Conforme se acerca el fin de año los periódicos sacan listas de las películas, las series y desde luego los libros mejores del año, aquellos que uno no puede perderse, en general operaciones comerciales, promoción de autores de moda,  pero este ha sido un año en que gracias a la peste hemos vuelto a grandes libros que esperaban su momento, y así  Vargas Llosa, por ejemplo,  se ha enfrentado a los 42 tomos de los episodios nacionales de Galdós, y Trapiello a las 2.000 páginas  de Guerra y paz de Tolstói, según cuentan. Por mi parte, esta Navidad he leído “Las ratas”, de Delibes, retrato de un pueblo de Castilla en los años 60, justo cuando todo iba a cambiar para siempre, donde vive el Nini, un niño curioso y clarividente, amigo de los pájaros y las alimañas, que malvive en una cueva, casi en la indigencia, habla con los viejos y predice la nieve y la granizada.
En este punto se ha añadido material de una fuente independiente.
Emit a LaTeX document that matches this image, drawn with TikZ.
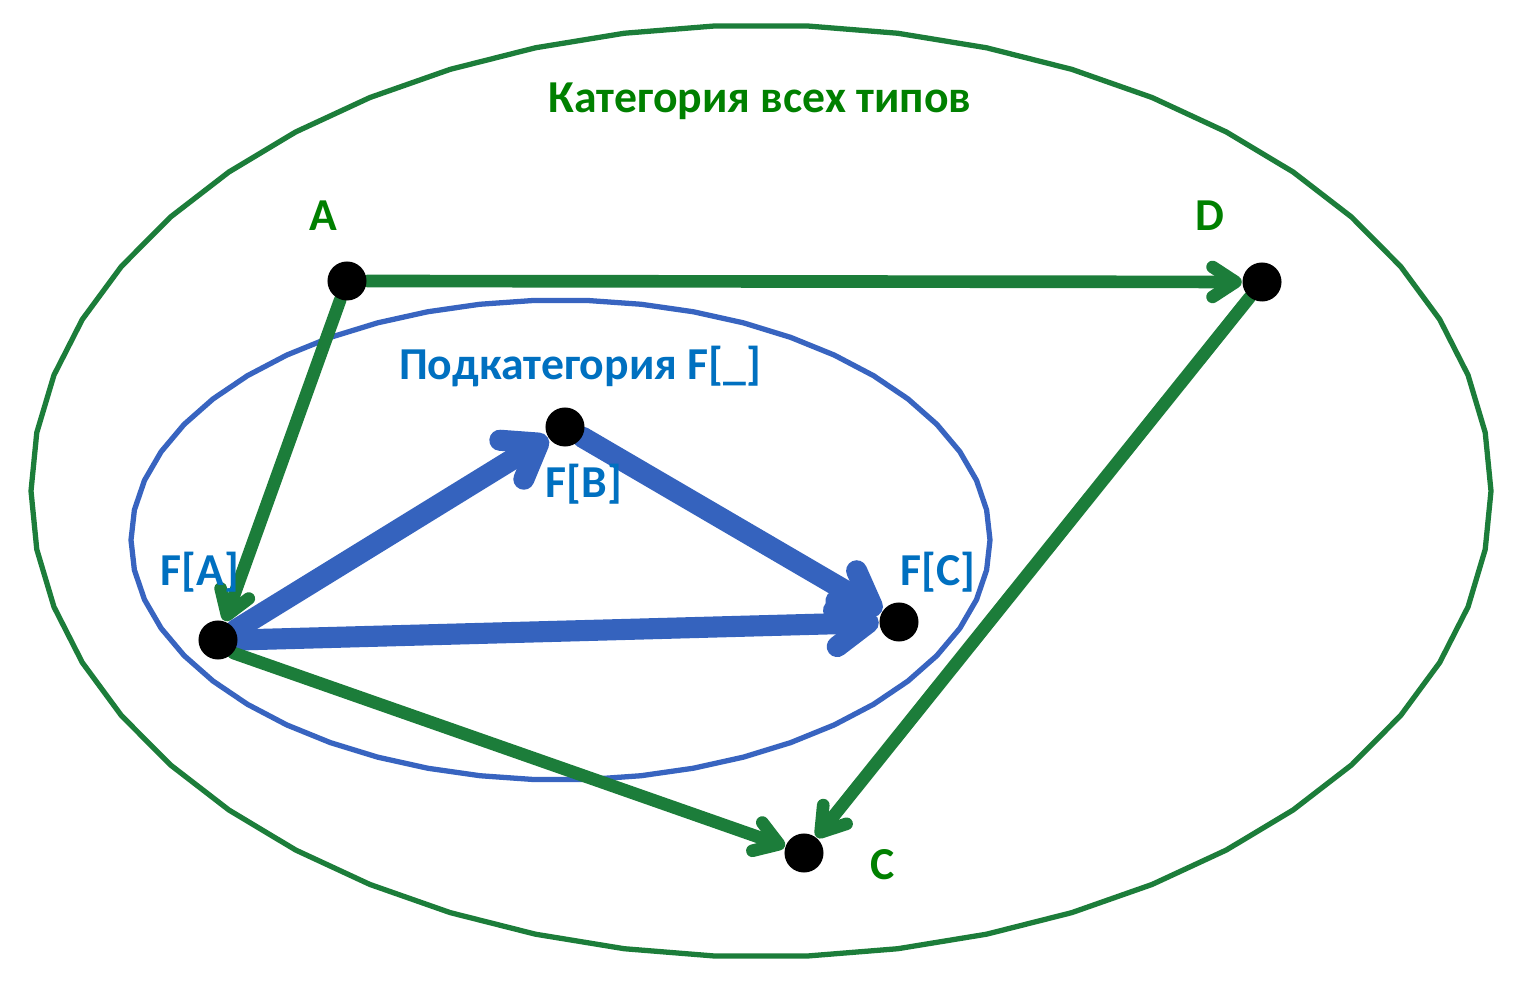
\documentclass[tikz,border=0pt]{standalone}
\usepackage{fontspec}
\setmainfont{Carlito}
\usetikzlibrary{arrows.meta}
\definecolor{gline}{RGB}{28,125,58}
\definecolor{gtext}{RGB}{0,128,0}
\definecolor{bline}{RGB}{53,99,190}
\definecolor{btext}{RGB}{0,112,192}
\definecolor{ibline}{RGB}{56,100,192}
\pgfdeclarelayer{bg}
\pgfsetlayers{bg,main}
\begin{document}
\begin{tikzpicture}[x=0.01cm,y=-0.01cm,
  dot/.style={circle, fill=black, inner sep=0pt, minimum size=0.39cm},
  garrow/.style={draw=gline, line width=3.6pt, line cap=round, -{Straight Barb[length=6.5pt,width=8.5pt,round]}},
  barrow/.style={draw=bline, line width=6pt, line cap=round, -{Straight Barb[length=9pt,width=13pt,round]}},
  lbl/.style={font=\bfseries\fontsize{13}{15}\selectfont, anchor=base, inner sep=0pt},
  glbl/.style={lbl, text=gtext},
  blbl/.style={lbl, text=btext},
  outerell/.style={draw=gline, line width=1.5pt, line join=round},
  innerell/.style={draw=ibline, line width=1.5pt, line join=round}]
\useasboundingbox (0,0) rectangle (1527,989);

% dots
\node[dot] (A)  at (347,281) {};
\node[dot] (D)  at (1262,282) {};
\node[dot] (FB) at (565,427) {};
\node[dot] (FA) at (218,640) {};
\node[dot] (FC) at (899,622) {};
\node[dot] (C)  at (804,853) {};

% labels
\node[glbl] (title) at (760,113) {Категория всех типов};
\node[glbl] (lA) at (323,231) {A};
\node[glbl] (lD) at (1210,231) {D};
\node[glbl] (lC) at (883,880) {C};
\node[blbl] (sub) at (580,380) {Подкатегория F[\_]};
\node[blbl] (lFB) at (584,498) {F[B]};
\node[blbl] (lFA) at (200,586) {F[A]};
\node[blbl] (lFC) at (938,586) {F[C]};

\begin{pgfonlayer}{bg}
\fill[white] (0,0) rectangle (1527,989);
\draw[outerell] plot[domain=0:360, samples=51] ({761+730*cos(\x)},{491+466*sin(\x)}) -- cycle;
\draw[innerell] plot[domain=0:360, samples=51] ({560.5+429.5*cos(\x)},{540+240*sin(\x)}) -- cycle;

\draw[barrow] (FA.30) -- (FB);
\draw[barrow] (FB) -- (FC);
\draw[barrow] (FA.0) -- (FC);

\draw[garrow] (A) -- (D);
\draw[garrow] (A) -- (FA);
\draw[garrow] (D) -- (C);
\draw[garrow] (FA.-40) -- (C);
\end{pgfonlayer}
\end{tikzpicture}
\end{document}
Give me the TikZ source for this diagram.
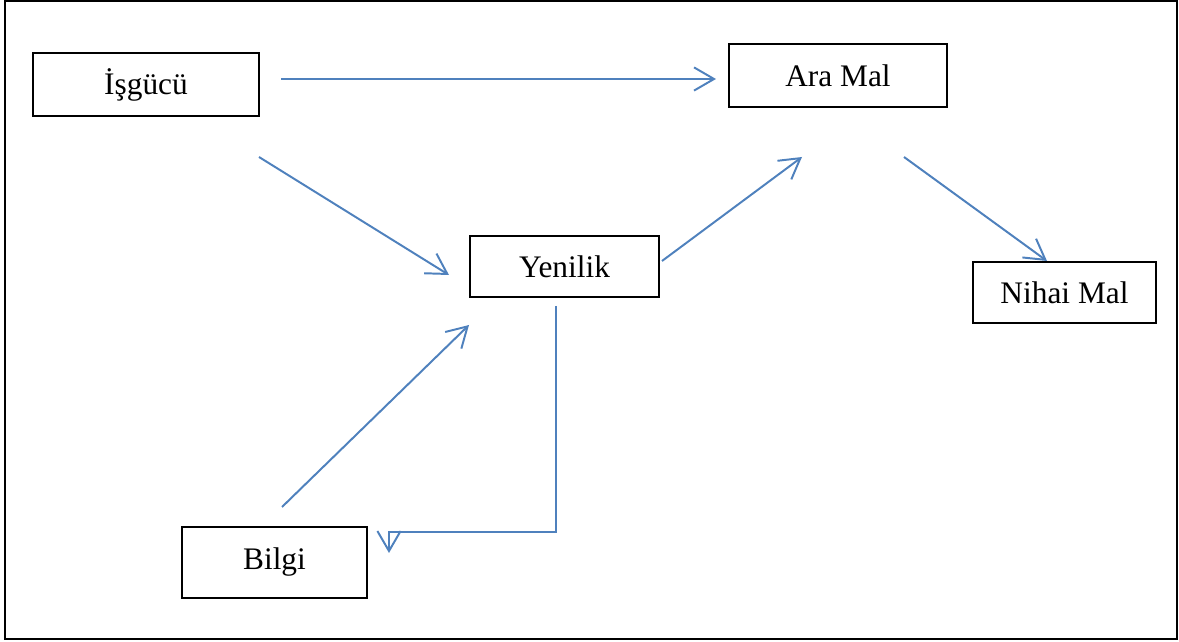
\documentclass[tikz,border=0pt]{standalone}
\usepackage{fontspec}
\setmainfont{Liberation Serif}
\usetikzlibrary{arrows.meta}

\definecolor{arrowblue}{RGB}{79,129,189}

\tikzset{
	box/.style = {draw, line width = 1.1pt, rectangle, inner sep = 0pt, outer sep = 0pt,
		font = \fontsize{22.3}{26}\selectfont},
	flow/.style = {arrowblue, line width = 1.4pt,
		-{Straight Barb[length = 0.5cm, width = 0.58cm, line width = 1.4pt]}}
}

\begin{document}
\begin{tikzpicture}[x = 0.025cm, y = -0.025cm]

\useasboundingbox (0, 0) rectangle (1179, 642);
\draw[line width = 1.1pt] (5, 1) rectangle (1177, 639);

\node[box, minimum width = 5.65cm, minimum height = 1.575cm] (isgucu) at (146, 84.5) {İşgücü};
\node[box, minimum width = 5.45cm, minimum height = 1.575cm] (aramal) at (838, 75.5) {Ara Mal};
\node[box, minimum width = 4.725cm, minimum height = 1.525cm] (yenilik) at (564.5, 266.5) {Yenilik};
\node[box, minimum width = 4.575cm, minimum height = 1.525cm] (nihai) at (1064.5, 292.5) {Nihai Mal};
\node[box, minimum width = 4.625cm, minimum height = 1.775cm] (bilgi) at (274.5, 562.5) {Bilgi};

% free ends of the arrows
\coordinate (isA) at (281, 79);
\coordinate (amA) at (716, 79);
\coordinate (isB) at (259, 157);
\coordinate (yeA) at (449, 275);
\coordinate (yeB) at (662, 261);
\coordinate (amB) at (802, 157);
\coordinate (amC) at (904, 157);
\coordinate (niA) at (1047, 261);
\coordinate (biA) at (282, 507);
\coordinate (yeC) at (469, 325);
\coordinate (yeD) at (556, 306);
\coordinate (biB) at (389, 553);

\draw[flow] (isA) -- (amA);
\draw[flow] (isB) -- (yeA);
\draw[flow] (yeB) -- (amB);
\draw[flow] (amC) -- (niA);
\draw[flow] (biA) -- (yeC);
\draw[flow] (yeD) -- (556, 532) -- (389, 532) -- (biB);

\end{tikzpicture}
\end{document}
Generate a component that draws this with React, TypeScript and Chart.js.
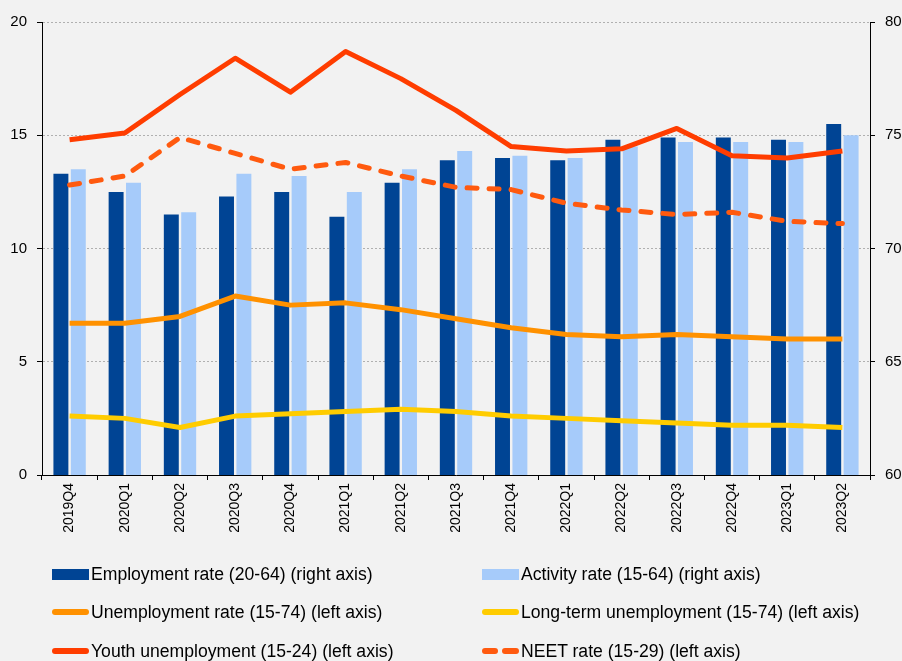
import React, { useEffect, useRef } from "react";
import { Chart, registerables } from "chart.js";

Chart.register(...registerables);

const quarters = [
  "2019Q4", "2020Q1", "2020Q2", "2020Q3", "2020Q4", "2021Q1", "2021Q2", "2021Q3",
  "2021Q4", "2022Q1", "2022Q2", "2022Q3", "2022Q4", "2023Q1", "2023Q2",
];
// right axis (%)
const employmentRate = [73.3, 72.5, 71.5, 72.3, 72.5, 71.4, 72.9, 73.9, 74.0, 73.9, 74.8, 74.9, 74.9, 74.8, 75.5];
const activityRate = [73.5, 72.9, 71.6, 73.3, 73.2, 72.5, 73.5, 74.3, 74.1, 74.0, 74.5, 74.7, 74.7, 74.7, 75.0];
// left axis (%)
const unemploymentRate = [6.7, 6.7, 7.0, 7.9, 7.5, 7.6, 7.3, 6.9, 6.5, 6.2, 6.1, 6.2, 6.1, 6.0, 6.0];
const longTermUnemployment = [2.6, 2.5, 2.1, 2.6, 2.7, 2.8, 2.9, 2.8, 2.6, 2.5, 2.4, 2.3, 2.2, 2.2, 2.1];
const youthUnemployment = [14.8, 15.1, 16.8, 18.4, 16.9, 18.7, 17.5, 16.1, 14.5, 14.3, 14.4, 15.3, 14.1, 14.0, 14.3];
const neetRate = [12.8, 13.2, 14.9, 14.2, 13.5, 13.8, 13.2, 12.7, 12.6, 12.0, 11.7, 11.5, 11.6, 11.2, 11.1];

const leftAxisRange = [0, 20];
const rightAxisRange = [60, 80];
const tickStep = 5;

const labels = {
  employment: "Employment rate (20-64) (right axis)",
  activity: "Activity rate (15-64) (right axis)",
  unemployment: "Unemployment rate (15-74) (left axis)",
  longTerm: "Long-term unemployment (15-74) (left axis)",
  youth: "Youth unemployment (15-24) (left axis)",
  neet: "NEET rate (15-29) (left axis)",
};

const COLORS = {
  darkBlue: "#004494",
  lightBlue: "#A6CBFA",
  orange: "#FF9100",
  yellow: "#FFCC00",
  red: "#FF3D00",
  neet: "#FF5A0F",
};

const FONT = "'Liberation Sans', Arial, sans-serif";

type LegendItem = { label: string; color: string; kind: "box" | "line" | "dash"; col: number; row: number };

const legendItems: LegendItem[] = [
  { label: labels.employment, color: COLORS.darkBlue, kind: "box", col: 0, row: 0 },
  { label: labels.activity, color: COLORS.lightBlue, kind: "box", col: 1, row: 0 },
  { label: labels.unemployment, color: COLORS.orange, kind: "line", col: 0, row: 1 },
  { label: labels.longTerm, color: COLORS.yellow, kind: "line", col: 1, row: 1 },
  { label: labels.youth, color: COLORS.red, kind: "line", col: 0, row: 2 },
  { label: labels.neet, color: COLORS.neet, kind: "dash", col: 1, row: 2 },
];

const colX = [52, 482];
const rowY = [574, 612, 651];

function Marker({ item }: { item: LegendItem }) {
  if (item.kind === "box") {
    return <div style={{ width: 37, height: 11, background: item.color, flex: "none" }} />;
  }
  if (item.kind === "line") {
    return <div style={{ width: 37, height: 6, borderRadius: 3, background: item.color, flex: "none" }} />;
  }
  return (
    <div style={{ width: 37, height: 6, display: "flex", gap: 4, flex: "none" }}>
      <div style={{ width: 16, height: 6, borderRadius: 3, background: item.color }} />
      <div style={{ width: 17, height: 6, borderRadius: 3, background: item.color }} />
    </div>
  );
}

export default function App() {
  const canvasRef = useRef<HTMLCanvasElement | null>(null);

  useEffect(() => {
    document.body.style.margin = "0";
    document.body.style.background = "#F2F2F2";
    const canvas = canvasRef.current;
    if (!canvas) return;

    const lineCommon = {
      type: "line" as const,
      yAxisID: "y",
      pointRadius: 0,
      pointHoverRadius: 0,
      tension: 0,
      fill: false,
      borderJoinStyle: "round" as const,
      order: 0,
    };

    const chart = new Chart(canvas, {
      type: "bar",
      data: {
        labels: quarters,
        datasets: [
          { ...lineCommon, label: labels.youth, data: youthUnemployment, borderColor: COLORS.red, backgroundColor: COLORS.red, borderWidth: 5 },
          { ...lineCommon, label: labels.neet, data: neetRate, borderColor: COLORS.neet, backgroundColor: COLORS.neet, borderWidth: 5, borderDash: [10, 12], borderCapStyle: "round" },
          { ...lineCommon, label: labels.unemployment, data: unemploymentRate, borderColor: COLORS.orange, backgroundColor: COLORS.orange, borderWidth: 5 },
          { ...lineCommon, label: labels.longTerm, data: longTermUnemployment, borderColor: COLORS.yellow, backgroundColor: COLORS.yellow, borderWidth: 5 },
          {
            type: "bar",
            label: labels.employment,
            data: employmentRate,
            yAxisID: "y1",
            backgroundColor: COLORS.darkBlue,
            borderWidth: 0,
            categoryPercentage: 0.63,
            barPercentage: 0.86,
            order: 1,
          },
          {
            type: "bar",
            label: labels.activity,
            data: activityRate,
            yAxisID: "y1",
            backgroundColor: COLORS.lightBlue,
            borderWidth: 0,
            categoryPercentage: 0.63,
            barPercentage: 0.86,
            order: 1,
          },
        ] as any,
      },
      options: {
        responsive: false,
        animation: false,
        devicePixelRatio: 1,
        layout: { padding: { top: 22, bottom: 0, left: 0, right: 0 } },
        plugins: {
          legend: { display: false },
          tooltip: { enabled: false },
          title: { display: false },
        },
        scales: {
          x: {
            type: "category",
            offset: true,
            grid: {
              display: true,
              offset: true,
              drawOnChartArea: false,
              drawTicks: true,
              tickLength: 5,
              color: "#000",
              tickColor: "#000",
            },
            border: { display: true, color: "#000", width: 1 },
            ticks: {
              minRotation: 90,
              maxRotation: 90,
              autoSkip: false,
              padding: 3,
              color: "#000",
              font: { family: FONT, size: 14 },
            },
            afterFit: (scale: any) => {
              scale.height = 186;
            },
          },
          y: {
            type: "linear",
            position: "left",
            min: leftAxisRange[0],
            max: leftAxisRange[1],
            ticks: {
              stepSize: tickStep,
              padding: 10,
              color: "#000",
              font: { family: FONT, size: 15 },
            },
            grid: {
              color: "#B0B0B0",
              tickColor: "#000",
              tickLength: 5,
              drawTicks: true,
              lineWidth: 1,
            },
            border: { display: true, color: "#000", width: 1, dash: [2, 2] },
            afterFit: (scale: any) => {
              scale.width = 42;
            },
          },
          y1: {
            type: "linear",
            position: "right",
            min: rightAxisRange[0],
            max: rightAxisRange[1],
            ticks: {
              stepSize: tickStep,
              padding: 10,
              color: "#000",
              font: { family: FONT, size: 15 },
            },
            grid: {
              drawOnChartArea: false,
              tickColor: "#000",
              tickLength: 5,
              drawTicks: true,
            },
            border: { display: true, color: "#000", width: 1 },
            afterFit: (scale: any) => {
              scale.width = 32;
            },
          },
        },
      } as any,
    });

    return () => {
      chart.destroy();
    };
  }, []);

  return (
    <div style={{ position: "fixed", left: 0, top: 0, width: 902, height: 661, background: "#F2F2F2", overflow: "hidden" }}>
      <canvas ref={canvasRef} width={902} height={661} style={{ position: "absolute", left: 0, top: 0, width: 902, height: 661 }} />
      {legendItems.map((item) => (
        <div
          key={item.label}
          style={{
            position: "absolute",
            left: colX[item.col],
            top: rowY[item.row] - 12,
            height: 24,
            display: "flex",
            alignItems: "center",
            gap: 2,
            fontFamily: FONT,
            fontSize: 17.6,
            color: "#000",
            whiteSpace: "nowrap",
          }}
        >
          <Marker item={item} />
          <span>{item.label}</span>
        </div>
      ))}
    </div>
  );
}
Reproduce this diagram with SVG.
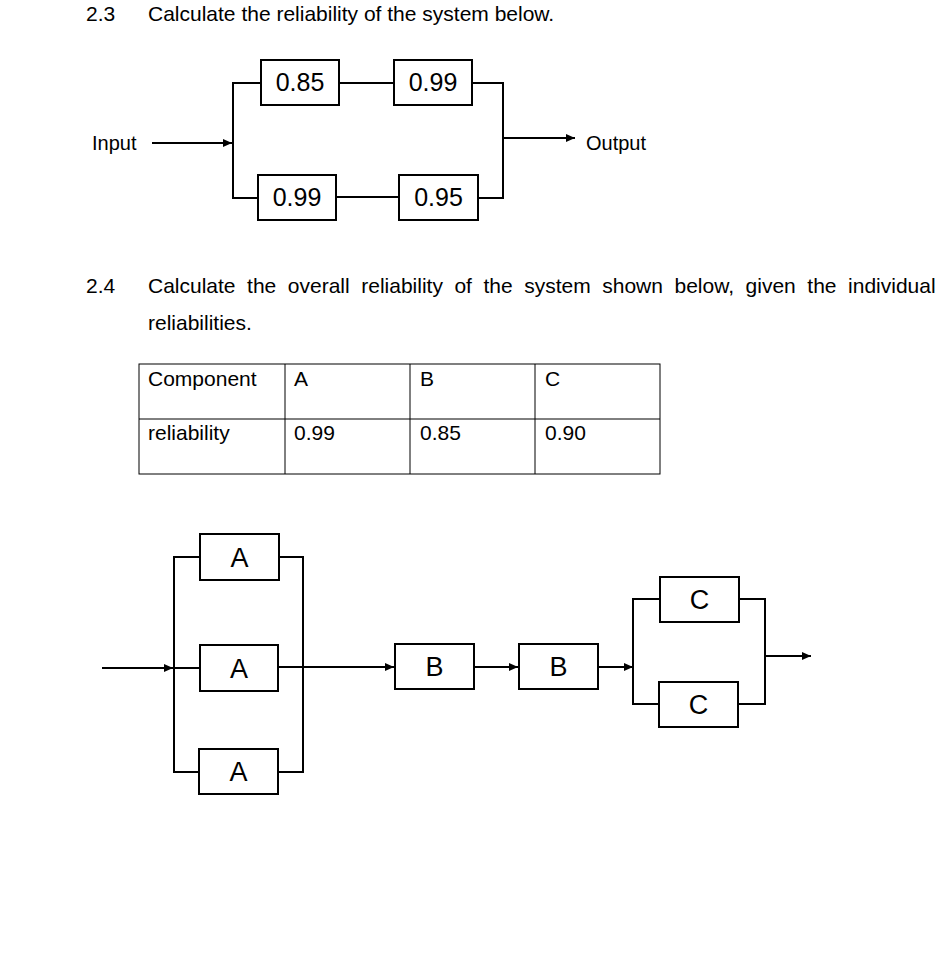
<svg xmlns="http://www.w3.org/2000/svg" width="950" height="971" viewBox="0 0 950 971">
<style>
text{font-family:"Liberation Sans",Arial,sans-serif;fill:#000}
.t{font-size:21px}
.num{font-size:25px;text-anchor:middle}
.let{font-size:27px;text-anchor:middle}
.box{fill:#fff;stroke:#000;stroke-width:2}
.ln{fill:none;stroke:#000;stroke-width:2}
.tb{fill:none;stroke:#000;stroke-width:1}
</style>
<defs>
<marker id="ah" markerUnits="userSpaceOnUse" markerWidth="10" markerHeight="8" refX="9" refY="4" orient="auto">
<path d="M0,0 L9,4 L0,8 Z" fill="#000"/>
</marker>
</defs>
<rect width="950" height="971" fill="#fff"/>
<g id="heading">
<text class="t" x="86" y="21">2.3</text>
<text class="t" x="148" y="21">Calculate the reliability of the system below.</text>
<text class="t" x="86" y="293">2.4</text>
<text class="t" x="148" y="293" word-spacing="5.7">Calculate the overall reliability of the system shown below, given the individual</text>
<text class="t" x="148" y="330">reliabilities.</text>
</g>
<g id="labels1">
<text class="t" x="92" y="150" style="font-size:20px">Input</text>
<text class="t" x="586" y="150" style="font-size:20px">Output</text>
</g>
<g id="connectors">
<path class="ln" d="M152,143 H232" marker-end="url(#ah)"/>
<path class="ln" d="M233,82 V198"/>
<path class="ln" d="M232,83 H261 M339,83 H394 M472,83 H504 M232,198 H258 M336,197 H399 M478,198 H504"/>
<path class="ln" d="M503,82 V199"/>
<path class="ln" d="M503,138 H575" marker-end="url(#ah)"/>
<path class="ln" d="M102,668 H173" marker-end="url(#ah)"/>
<path class="ln" d="M174,556 V773 M173,557 H200 M174,668 H200 M173,772 H199"/>
<path class="ln" d="M279,557 H304 M278,772 H304 M303,556 V773"/>
<path class="ln" d="M278,667 H394" marker-end="url(#ah)"/>
<path class="ln" d="M474,667 H518" marker-end="url(#ah)"/>
<path class="ln" d="M598,667 H633" marker-end="url(#ah)"/>
<path class="ln" d="M633,598 V705 M632,599 H660 M632,704 H659"/>
<path class="ln" d="M739,599 H766 M738,704 H766 M765,598 V705"/>
<path class="ln" d="M765,656 H811" marker-end="url(#ah)"/>
</g>
<g id="n085"><rect class="box" x="261" y="60" width="78" height="45"/><text class="num" x="300" y="91">0.85</text></g>
<g id="n099a"><rect class="box" x="394" y="60" width="78" height="45"/><text class="num" x="433" y="91">0.99</text></g>
<g id="n099b"><rect class="box" x="258" y="175" width="78" height="45"/><text class="num" x="297" y="206">0.99</text></g>
<g id="n095"><rect class="box" x="399" y="175" width="79" height="45"/><text class="num" x="438.5" y="206">0.95</text></g>
<g id="table">
<rect class="tb" x="139" y="364" width="521" height="110"/>
<path class="tb" d="M139,419 H660 M285,364 V474 M410,364 V474 M535,364 V474"/>
<text class="t" x="148" y="386">Component</text>
<text class="t" x="294" y="386">A</text>
<text class="t" x="420" y="386">B</text>
<text class="t" x="545" y="386">C</text>
<text class="t" x="148" y="440">reliability</text>
<text class="t" x="294" y="440">0.99</text>
<text class="t" x="420" y="440">0.85</text>
<text class="t" x="545" y="440">0.90</text>
</g>
<g id="nA1"><rect class="box" x="200" y="534" width="79" height="46"/><text class="let" x="239.5" y="567">A</text></g>
<g id="nA2"><rect class="box" x="200" y="645" width="78" height="46"/><text class="let" x="239" y="678">A</text></g>
<g id="nA3"><rect class="box" x="199" y="749" width="79" height="45"/><text class="let" x="238.5" y="781">A</text></g>
<g id="nB1"><rect class="box" x="395" y="644" width="79" height="45"/><text class="let" x="434.5" y="676">B</text></g>
<g id="nB2"><rect class="box" x="519" y="644" width="79" height="45"/><text class="let" x="558.5" y="676">B</text></g>
<g id="nC1"><rect class="box" x="660" y="577" width="79" height="45"/><text class="let" x="699.5" y="609">C</text></g>
<g id="nC2"><rect class="box" x="659" y="682" width="79" height="45"/><text class="let" x="698.5" y="714">C</text></g>
</svg>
La vida en el pueblo es muy sobria y desolada, como le cuadra a esta Navidad sin los excesos de otros años,  y leyendo las historias  del Nini y del pueblo, del páramo interminable con sus tesos y cárcavas,  donde el padre del niño caza ratas para comerlas y la gente apenas saca nada de la tierra,  se comprueba que el libro es como una botella con un mensaje dentro de un pasado que ya no existe,  que ya tenemos poco que ver con lo que se cuenta en la novela, hemos mutado, no nos reconocemos: no existe ya ese lugar donde la gente se reúne para la matanza del cerdo, que el Nini abre  en canal  mientras los hombres  beben aguardiente, esperando la prueba. Cuanto hemos mejorado desde entonces, sin duda, pero a la vez cuanto hemos perdido. Es como si el mundo de hoy, tecnificado y global, lleno de objetos sofisticados y efímeros tras los que corremos, hubiera perdido la gracia y la proporción. Hemos robado el fuego de los dioses y el progreso nos ha traído bienestar, pero también la amenaza al planeta, el desquiciamiento y la infelicidad. Todo tiene su opuesto. Todo va muy deprisa, pero nadie sabe en realidad adónde vamos. Y aquí estamos: refugiados en casa, pendientes de una curva o una vacuna, con más miedo que en aquel pueblo remoto acostumbrado a todas las plagas.